The policies in this Guide Memo are fundamental to Stanford University's employment policies.
This policy applies to all employees of the University.
a. Equal Employment Opportunity
It is the policy of Stanford University to provide equal employment opportunities for all applicants and employees in compliance with all applicable laws. This policy applies in all aspects of the employment relationship including (but not limited to) recruiting, selection, placement, supervision, working conditions, compensation, training, promotion, demotion, transfer, layoff, and termination. All University personnel policies, procedures, and practices must be administered consistent with the intent of this basic policy.
(1) Stanford University does not discriminate on the basis of race, religious creed, color, national origin, ancestry, physical or mental disability, medical condition, genetic information, marital status, age, sex, sexual orientation, gender, gender identity, gender expression, military status, veteran status, or any other characteristic protected by law, in connection with any aspect of employment at Stanford.
(2) Harassment on the basis of any legally protected characteristic is a form of discrimination and is likewise prohibited by this University policy.

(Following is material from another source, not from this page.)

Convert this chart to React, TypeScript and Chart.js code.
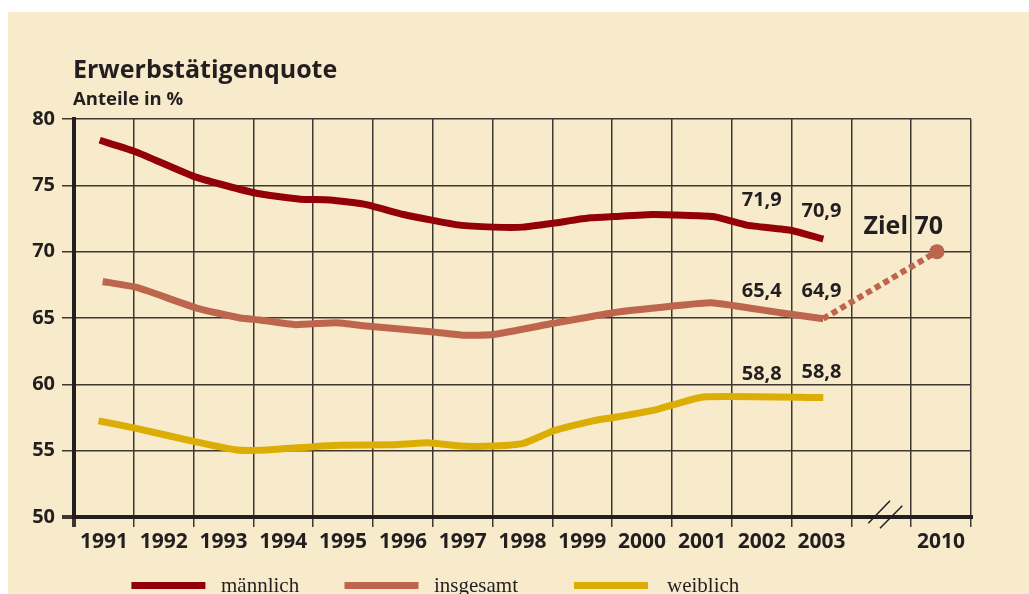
import React, { useEffect, useRef } from "react";
import { Chart, registerables } from "chart.js";

Chart.register(...registerables);

// ---------- data ----------
const xTickLabels = ["1991", "1992", "1993", "1994", "1995", "1996", "1997", "1998", "1999", "2000", "2001", "2002", "2003", "", "2010"];

// positions are in "year band" units: 0 = 1991 ... 12 = 2003, 14 = 2010
const maleX = [-0.07, 0.55, 1.55, 2.55, 3.28, 3.78, 4.39, 5.01, 5.95, 6.51, 7.01, 7.52, 8.13, 8.52, 9.19, 10.19, 10.75, 11.5, 12.03];
const maleValues = [78.4, 77.5, 75.6, 74.4, 73.95, 73.9, 73.55, 72.8, 72.0, 71.85, 71.85, 72.15, 72.55, 72.65, 72.8, 72.65, 72.0, 71.6, 70.95];

const totalX = [-0.02, 0.55, 1.55, 2.28, 2.61, 3.2, 3.89, 4.39, 5.51, 6.01, 6.51, 7.52, 8.52, 9.52, 10.16, 11.31, 12.03];
const totalValues = [67.75, 67.3, 65.75, 65.0, 64.85, 64.5, 64.65, 64.4, 63.95, 63.7, 63.75, 64.6, 65.4, 65.9, 66.15, 65.4, 64.95];

const femaleX = [-0.09, 0.52, 1.5, 2.22, 2.72, 3.5, 3.95, 4.84, 5.42, 5.95, 6.51, 7.01, 7.52, 8.18, 8.52, 9.24, 10.02, 12.03];
const femaleValues = [57.25, 56.7, 55.7, 55.05, 55.05, 55.3, 55.4, 55.45, 55.6, 55.35, 55.35, 55.55, 56.5, 57.25, 57.5, 58.1, 59.05, 59.0];

const targetX = [12.03, 13.93];
const targetValues = [64.95, 70];

const labelIndex = [11, 12, 11, 12, 11, 12];
const labelValues = [71.9, 70.9, 65.4, 64.9, 58.8, 58.8];

const seriesNames = ["männlich", "insgesamt", "weiblich"];
const seriesColors = ["#930008", "#bd654d", "#dcae05"];

const TEXT = "#231f20";
const GRID = "#3e3832";

const toPoints = (xs: number[], ys: number[]) => xs.map((x, i) => ({ x, y: ys[i] }));

// label offsets (pixels, style only)
const labelDy = [-20, -22.5, -15.5, -22, -20.5, -22.5];

const overlay = {
  id: "overlay",
  afterDraw(chart: any) {
    const ctx = chart.ctx as CanvasRenderingContext2D;
    const xs = chart.scales.x;
    const ys = chart.scales.y;
    const area = chart.chartArea;
    ctx.save();
    ctx.fillStyle = TEXT;
    ctx.textBaseline = "alphabetic";
    ctx.textAlign = "left";
    ctx.font = 'bold 25px "Open Sans"';
    ctx.fillText("Erwerbstätigenquote", 65, 66);
    ctx.font = 'bold 18.5px "Open Sans"';
    ctx.fillText("Anteile in %", 65, 93);

    // value labels
    ctx.font = 'bold 20px "Open Sans"';
    ctx.textAlign = "center";
    labelValues.forEach((v, i) => {
      const px = xs.getPixelForValue(labelIndex[i]);
      const py = ys.getPixelForValue(v) + labelDy[i];
      ctx.fillText(v.toFixed(1).replace(".", ","), px, py);
    });

    // target label
    ctx.font = 'bold 25px "Open Sans"';
    ctx.textAlign = "right";
    const tx = xs.getPixelForValue(14);
    const ty = ys.getPixelForValue(targetValues[1]);
    ctx.fillText("Ziel 70", tx + 2, ty - 17.5);

    // axis break marks
    const cx = xs.getPixelForValue(13);
    const b = area.bottom;
    ctx.strokeStyle = TEXT;
    ctx.lineWidth = 1.5;
    ctx.beginPath();
    ctx.moveTo(cx - 13, b + 6.3);
    ctx.lineTo(cx + 8.7, b - 16.3);
    ctx.moveTo(cx - 1.3, b + 11.3);
    ctx.lineTo(cx + 21, b - 11.3);
    ctx.stroke();

    // legend
    const swatchX = [123.4, 336.5, 566];
    const textX = [213, 426, 659];
    ctx.font = '21px "Liberation Serif"';
    ctx.textAlign = "left";
    seriesNames.forEach((name, i) => {
      ctx.fillStyle = seriesColors[i];
      ctx.fillRect(swatchX[i], 570, 74, 7);
      ctx.fillStyle = TEXT;
      ctx.fillText(name, textX[i], 580);
    });
    ctx.restore();
  },
};

export default function App() {
  const ref = useRef<HTMLCanvasElement>(null);
  useEffect(() => {
    if (!ref.current) return;
    const lineDs = (label: string, data: any[], color: string) => ({
      label,
      data,
      borderColor: color,
      backgroundColor: color,
      borderWidth: 7,
      pointRadius: 0,
      tension: 0.15,
      borderCapStyle: "butt" as const,
      borderJoinStyle: "round" as const,
      fill: false,
    });
    const chart = new Chart(ref.current, {
      type: "line",
      data: {
        datasets: [
          lineDs(seriesNames[2], toPoints(femaleX, femaleValues), seriesColors[2]),
          lineDs(seriesNames[1], toPoints(totalX, totalValues), seriesColors[1]),
          lineDs(seriesNames[0], toPoints(maleX, maleValues), seriesColors[0]),
          {
            label: "Ziel",
            data: toPoints(targetX, targetValues),
            borderColor: seriesColors[1],
            backgroundColor: seriesColors[1],
            borderWidth: 6,
            borderDash: [6, 4],
            borderCapStyle: "butt",
            pointRadius: (c: any) => (c.dataIndex === 1 ? 7.5 : 0),
            pointBorderWidth: 0,
            pointBackgroundColor: seriesColors[1],
            tension: 0,
            fill: false,
          } as any,
        ],
      },
      options: {
        responsive: false,
        animation: false,
        events: [],
        layout: { padding: { top: 107, right: 58, bottom: 0, left: 0 } },
        plugins: { legend: { display: false }, tooltip: { enabled: false }, title: { display: false } },
        scales: {
          x: {
            type: "linear",
            min: -0.5,
            max: 14.5,
            afterBuildTicks: (s: any) => {
              s.ticks = xTickLabels.map((_, i) => ({ value: i }));
            },
            afterFit: (s: any) => {
              s.height = 77;
            },
            grid: {
              offset: true,
              color: GRID,
              lineWidth: (c: any) => (c.index === 0 ? 4 : 1.5),
              tickLength: 10,
              drawTicks: true,
            },
            border: { display: true, color: TEXT, width: 4 },
            ticks: {
              autoSkip: false,
              maxRotation: 0,
              padding: 2,
              color: TEXT,
              font: { family: "Open Sans", weight: "bold", size: 21 },
              callback: (v: any) => xTickLabels[Math.round(Number(v))] ?? "",
            },
          },
          y: {
            min: 50,
            max: 80,
            afterFit: (s: any) => {
              s.width = 66;
            },
            grid: {
              color: GRID,
              lineWidth: (c: any) => (c.tick && c.tick.value === 50 ? 4 : 1.5),
              tickLength: 12,
            },
            border: { display: true, color: TEXT, width: 4 },
            ticks: {
              stepSize: 5,
              padding: 7,
              color: TEXT,
              font: { family: "Open Sans", weight: "bold", size: 20 },
            },
          },
        },
      } as any,
      plugins: [overlay],
    });
    return () => chart.destroy();
  }, []);
  return (
    <div
      style={{
        position: "absolute",
        left: 8,
        top: 12,
        width: 1021,
        height: 582,
        background: "#f7ebcb",
        overflow: "hidden",
      }}
    >
      <canvas ref={ref} width={1021} height={582} style={{ width: 1021, height: 582, display: "block" }} />
    </div>
  );
}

Prohibited harassment occurs if a hostile environment has been created that is sufficiently severe, pervasive, or persistent so as to unreasonably interfere with a person's work performance or participation in University activities.
Prohibited harassment may take the form of (but is not limited to) offensive slurs, jokes, and other offensive oral, written, computer-generated, visual or physical conduct which is aimed at an individual or group because of their protected status.
c. Affirmative Action
As a matter of institutional policy and consistent with its obligation as a federal government contractor, Stanford University is committed to principles of diversity and affirmative action, and will comply with all affirmative action requirements in accordance with law.
Stanford University policy prohibits retaliation against individuals who raise concerns of perceived discrimination or harassment or who participate in the investigation of any claim of discrimination or harassment. Retaliation is an adverse action taken against an individual because that individual has made a good faith complaint of discrimination or harassment or has participated in the investigation of a claim of discrimination or harassment. An adverse action is any action that materially affects that individual's terms and conditions of employment.
(1) Employees or applicants who believe they have been discriminated against, harassed, or retaliated against in violation of this policy may direct their complaint to any of the following:
(2) Concerns regarding sexual harassment or consensual sexual or romantic relationships in the workplace/educational setting may be made to the Sexual Harassment Policy Office (650-724-2120 or firstname.lastname@example.org) or to any Sexual Harassment Adviser listed at https://harass.stanford.edu.
(3) Concerns regarding gender or sex discrimination (including sexual harassment, sexual misconduct, sexual assault, relationship (dating and domestic) violence and stalking) involving students should be made to the Title IX Office (at email@example.com or 650-497-4955). or retaliation should be made in writing and as soon as possible: the earlier the report, the easier it is to investigate and take appropriate remedial action.
(4) Concerns regarding conduct believed to be unethical or unlawful may be made to the University Compliance and Ethics Office (at firstname.lastname@example.org or 650-721-2667). Anonymous concerns can be submitted to the Compliance and Ethics Helpline (at helpline.stanford.edu).
(5) Confidential resources: The University Ombuds (at 650-723-3682) and the School of Medicine Ombuds (at 650-498-5744) are also available as confidential resources to discuss concerns. Submitting complaints anonymously or to a confidential Ombuds Office will not constitute “notice” to the University.
f. Internal Reporting
Reports of discrimination, harassment, or retaliation should be made in writing and as soon as possible: the earlier the report, the easier it is to investigate and take appropriate remedial action.
Making a false report or providing false information may be grounds for discipline in the absence of a good faith belief that the report/information is true.
The University is committed to investigating and remediating claims of discrimination, harassment and retaliation. All individuals covered by this policy are expected to fully participate and cooperate in the investigation of any claim of discrimination, harassment, or retaliation. Failure to participate and/or cooperate in an investigation when requested may be grounds for discipline.
Depending upon an individual's category of employment (e.g., faculty, academic staff, regular staff, postdoctoral scholar, etc.) and the nature of the complaint, applicable grievance or other procedures also may be used to report complaints: http://elr.stanford.edu/grievance-procedures.
g. External Reporting
Discrimination, harassment, and retaliation are prohibited by state and federal law. In addition to the internal resources described above, individuals may pursue complaints directly with the government agencies that deal with unlawful harassment, discrimination, and retaliation claims, e.g., the U.S. Equal Employment Opportunity Commission (EEOC), the State of California Department of Fair Employment and Housing (DFEH), and/or the U.S. Department of Education's Office for Civil Rights (OCR). These agencies are listed in the Government section of the telephone book. A violation of this policy may exist even where the conduct in question does not violate the law.